Thursday, November 05, 2009
It's A Country Not A War
I grew up in a small town not unlike Ft. Hood -- in fact, Ft. Hood was just a few hours away. The year I was born, Ft. Wolters was decommissioned, near the end of the Vietnam War, a war I used to refer to simply as Vietnam until a student corrected me: It's a country, he said, not a war. Point taken. And I worked at the Blade and Wing, a bar that catered primarily to Vietnam Vets. Above the bar, there was an army green jacket that had We Were Winning When I Left embroidered over a map of Vietnam. I didn't make very many cosmos, and I wasn't often in the weeds. And if any of you want, I can still make a very good boilermaker.

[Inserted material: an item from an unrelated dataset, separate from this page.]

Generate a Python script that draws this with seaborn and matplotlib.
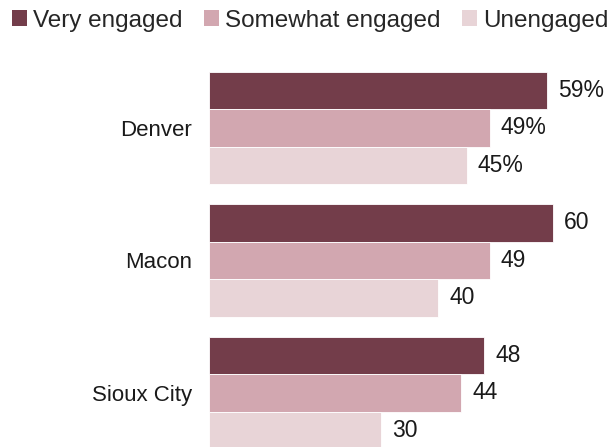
import pandas as pd
import numpy as np
import matplotlib.pyplot as plt
import seaborn as sns
from matplotlib.patches import Patch

# data
cities = ["Denver", "Macon", "Sioux City"]
levels = ["Very engaged", "Somewhat engaged", "Unengaged"]
very_engaged = [59, 60, 48]
somewhat_engaged = [49, 49, 44]
unengaged = [45, 40, 30]

colors = ["#733d4a", "#d2a7b0", "#e8d4d7"]

df = pd.DataFrame({
    "city": cities * 3,
    "level": np.repeat(levels, len(cities)),
    "share": very_engaged + somewhat_engaged + unengaged,
})

sns.set_style("white")
plt.rcParams["font.family"] = ["Liberation Sans", "DejaVu Sans"]

fig = plt.figure(figsize=(6.15, 4.47), dpi=100)
# axes placed so the bars start at x=209 px and run off the bottom edge
ax = fig.add_axes([209 / 615, 0, (615 - 209) / 615, (447 - 60) / 447])

sns.barplot(data=df, y="city", x="share", hue="level", hue_order=levels,
            order=cities, palette=colors, saturation=1, width=0.85,
            orient="h", edgecolor="white", linewidth=0.6, legend=False, ax=ax)

ax.set_xlim(0, (615 - 209) / 5.73)
ax.set_ylim(2.408, -0.513)

# value labels, first row with percent signs
for cont, vals in zip(ax.containers, [very_engaged, somewhat_engaged, unengaged]):
    labels = [f"{v}%" if i == 0 else f"{v}" for i, v in enumerate(vals)]
    ax.bar_label(cont, labels=labels, padding=8, fontsize=16.5, color="#1a1a1a")

sns.despine(ax=ax, left=True, bottom=True)
ax.set_xticks([])
ax.set_xlabel("")
ax.set_ylabel("")
ax.tick_params(axis="y", length=0, pad=12, labelsize=16, labelcolor="#1a1a1a")

handles = [Patch(facecolor=c, edgecolor="none") for c in colors]
fig.legend(handles, levels, loc="upper left", bbox_to_anchor=(0.004, 1.0),
           ncol=3, frameon=False, fontsize=17.5, handlelength=0.6,
           handleheight=0.6, handletextpad=0.25, columnspacing=0.9,
           borderaxespad=0)

fig.savefig("out.png", dpi=100)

Back then, we referred to post-traumatic stress disorder as "being nervous from the service." When I fell prey to this awful affliction, I only had a passing understanding of what it was in a clinical sense. All I knew was something had gone terribly wrong in my head and my nervous system. I privately referred to it as the land of the fucked. And I knew that some of the vets I served had it too. As everyone is, I'm horrified by the shooting today at Ft. Hood by an army psychiatrist that specialized in trauma and then became the inflicter of it. I used to drive around Killeen every now and then on weekends as a teenager. I can picture the scene all too clearly, the image that will no doubt play over and over for those wounded, for the survivors of those killed.